Testimonials are raw and unpolished. Each one carries only a first name and a neighborhood, no titles, no headshots, no corporate formatting. This design choice protects the dignity of each person who shared their story and makes the social proof feel like something overheard at a community table rather than manufactured.
The donation form offers four preset amounts tied to specific, real outcomes. "$20 covers one night's coffee and supplies." "$75 trains a new circle leader." A custom field and a monthly giving toggle let donors choose their own level of commitment. A secondary call to action, "Start a Circle," opens a volunteer path for visitors who want to give hours rather than dollars.

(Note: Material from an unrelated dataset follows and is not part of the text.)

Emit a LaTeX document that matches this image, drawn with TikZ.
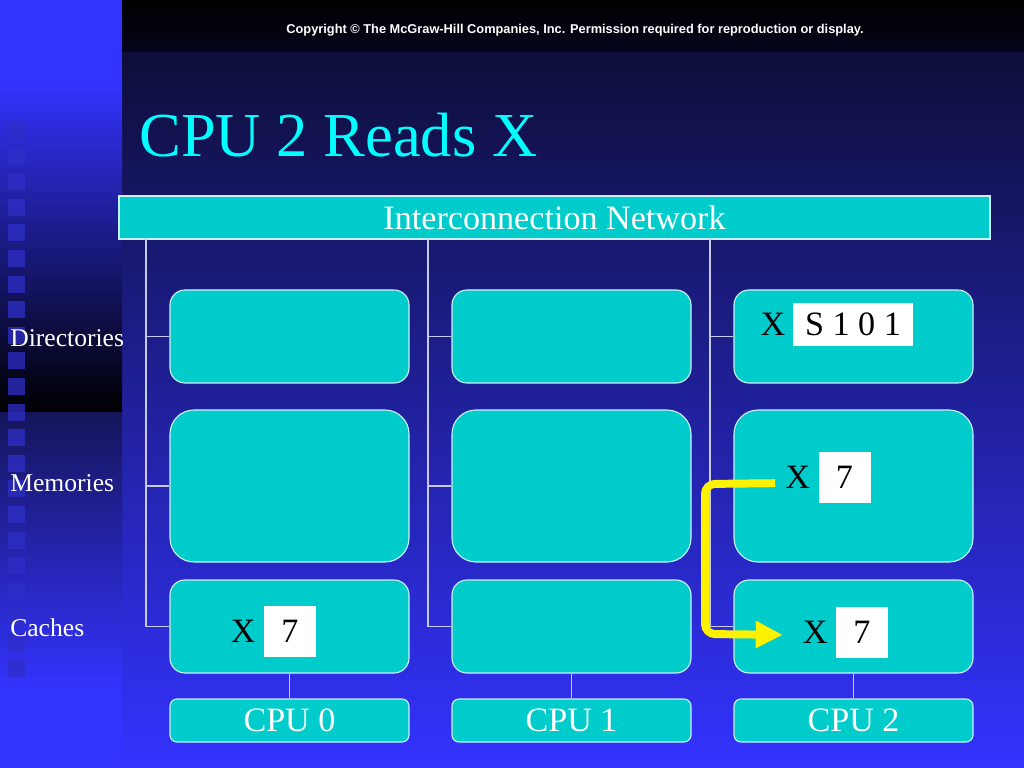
\documentclass[tikz,border=0pt]{standalone}
\usepackage{fontspec}
\setmainfont{Liberation Serif}
\newfontfamily\copyfont{Liberation Sans}
\usetikzlibrary{positioning,arrows.meta}
\definecolor{boxcyan}{HTML}{00CCCC}
\definecolor{rimcol}{HTML}{C8F0F8}
\definecolor{wirecol}{HTML}{C8C8E8}
\definecolor{slideblue}{HTML}{3333FF}
\definecolor{navy}{HTML}{0E0E3A}
\definecolor{stripnavy}{HTML}{15155A}
\definecolor{squarecol}{HTML}{2E2EC8}
\definecolor{titlecyan}{HTML}{00FFFF}
\def\pxu{0.703125pt}
\tikzset{>=Stealth}
\tikzset{
  unit/.style={draw=rimcol, line width=0.8pt, fill=boxcyan, inner sep=0pt, minimum width=239*\pxu},
  dirbox/.style={unit, minimum height=93*\pxu, rounded corners=15*\pxu},
  membox/.style={unit, minimum height=152*\pxu, rounded corners=24*\pxu},
  cachebox/.style={dirbox},
  cpubox/.style={unit, minimum height=43*\pxu, rounded corners=7*\pxu, text=white, font=\fontsize{24}{28}\selectfont},
  wire/.style={draw=wirecol, line width=0.8pt},
  tag/.style={font=\fontsize{24}{28}\selectfont, inner sep=0pt},
  cell/.style={fill=white, inner sep=0pt, minimum width=52*\pxu, minimum height=51*\pxu, font=\fontsize{24}{28}\selectfont},
  rowlabel/.style={anchor=west, text=white, inner sep=0pt, font=\fontsize{18}{22}\selectfont},
  flow/.style={draw=yellow, line width=5.6pt, rounded corners=10*\pxu, -{Triangle[length=19pt,width=18pt]}}
}
\begin{document}
\begin{tikzpicture}[x=\pxu, y=-\pxu]
    \useasboundingbox (0,0) rectangle (1024,768);
    % slide background
    \fill[slideblue] (0,0) rectangle (1024,768);
    \shade[top color=navy, bottom color=slideblue] (122,52) rectangle (1024,768);
    \shade[top color=black, bottom color={rgb,255:red,5;green,5;blue,28}] (122,0) rectangle (1024,52);
    \shade[top color=slideblue, bottom color=black] (0,80) rectangle (122,412);
    \shade[top color=stripnavy, bottom color=slideblue] (0,412) rectangle (122,690);
    \foreach \k in {0,...,21}
        \fill[squarecol, opacity=.75] (8,{122+25.6*\k}) rectangle +(17,17);
    \node[text=white, font=\copyfont\bfseries\fontsize{9}{11}\selectfont] (copy) at (575,30) {Copyright © The McGraw-Hill Companies, Inc. Permission required for reproduction or display.};
    \node[anchor=base west, inner sep=0pt, text=titlecyan, font=\fontsize{44}{50}\selectfont] (title) at (139,157) {CPU 2 Reads X};
    % network
    \node[unit, minimum width=871*\pxu, minimum height=43*\pxu, text=white, font=\fontsize{24}{28}\selectfont] (net) at (554.5,217.5) {Interconnection Network};
    \foreach \c/\x in {0/289.5,1/571.5,2/853.5} {
        \coordinate (tap\c) at ({\x-143.5},239);
        \node[dirbox] (dir\c) at (\x,336.5) {};
        \node[membox] (mem\c) at (\x,486) {};
        \node[cachebox] (cache\c) at (\x,626.5) {};
        \node[cpubox] (cpu\c) at (\x,720.5) {CPU \c};
        \draw[wire] (tap\c) |- (cache\c.west);
        \draw[wire] (tap\c |- dir\c.west) -- (dir\c.west);
        \draw[wire] (tap\c |- mem\c.west) -- (mem\c.west);
        \draw[wire] (cache\c) -- (cpu\c);
    }
    \node[rowlabel] (lbldir) at (10,338) {Directories};
    \node[rowlabel] (lblmem) at (10,483) {Memories};
    \node[rowlabel] (lblcache) at (10,628) {Caches};
    % entries
    \node[cell, minimum width=120*\pxu, minimum height=43*\pxu] (dirent) at (853,324.5) {S 1 0 1};
    \node[tag, left=5pt of dirent] (dx) {X};
    \node[cell] (ment) at (844.5,477.5) {7};
    \node[tag, left=5.5pt of ment] (mx) {X};
    \node[cell] (cent2) at (862,632) {7};
    \node[tag, left=5.5pt of cent2] (cx2) {X};
    \node[cell] (cent0) at (290,631) {7};
    \node[tag, left=5.5pt of cent0] (cx0) {X};
    % read path
    \draw[flow] ([xshift=-7pt,yshift=-4pt]mx.west) -- (705,484) -- (705,634) -- ([xshift=-14pt,yshift=-2pt]cx2.west);
\end{tikzpicture}
\end{document}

The "Keep the Light On" button does not appear once and disappear. It resurfaces after every second section as the visitor scrolls. By the time a donor reaches the form, they have seen the call to action multiple times in context. The page earns the gift across every section rather than relying on a single ask at the end.
| Section | Purpose |
|---|---|
| Mosaic Hero | Assembles #StillHere hashtag from neighborhood photos; anchors primary call to action |
| The Neighborhood | Three place-cards covering church basement, park bench, barbershop |
| The Tally | Hand-counted tally marks showing meetings held and people reached |
| Voices from Circle | First-name testimonials with neighborhood attribution only |
| Donation Form | Four preset amounts, monthly toggle, and Start a Circle volunteer path |
| Footer | Logo left, essential links right, tagline anchoring the page |
The visual identity follows a Community Hearth theme built on a Desert Rose color system. Every color choice was made to feel like a Southwest evening cooling down: clay pots still warm, dried flowers at the doorframe, a porch light left on.
Close to 79% of landing page visits now come from mobile devices. Block captains and school counselors check their phones between meetings and during lunch hours. This page was designed mobile-first so that every section, every form field, and every call to action works cleanly on a small screen.
This page does not manufacture urgency. It builds belonging. By the time a visitor reaches the donation form, they have walked through the neighborhood, heard the voices, and seen the tally. The ask feels like staying, not giving.
The Hearth: Keep the Light On community landing page template is built for organizations at the intersection of community care and grassroots action. It can be adapted for any city-based mental health initiative, neighborhood justice program, or peer support project that needs a warm, credible, donation-ready home online.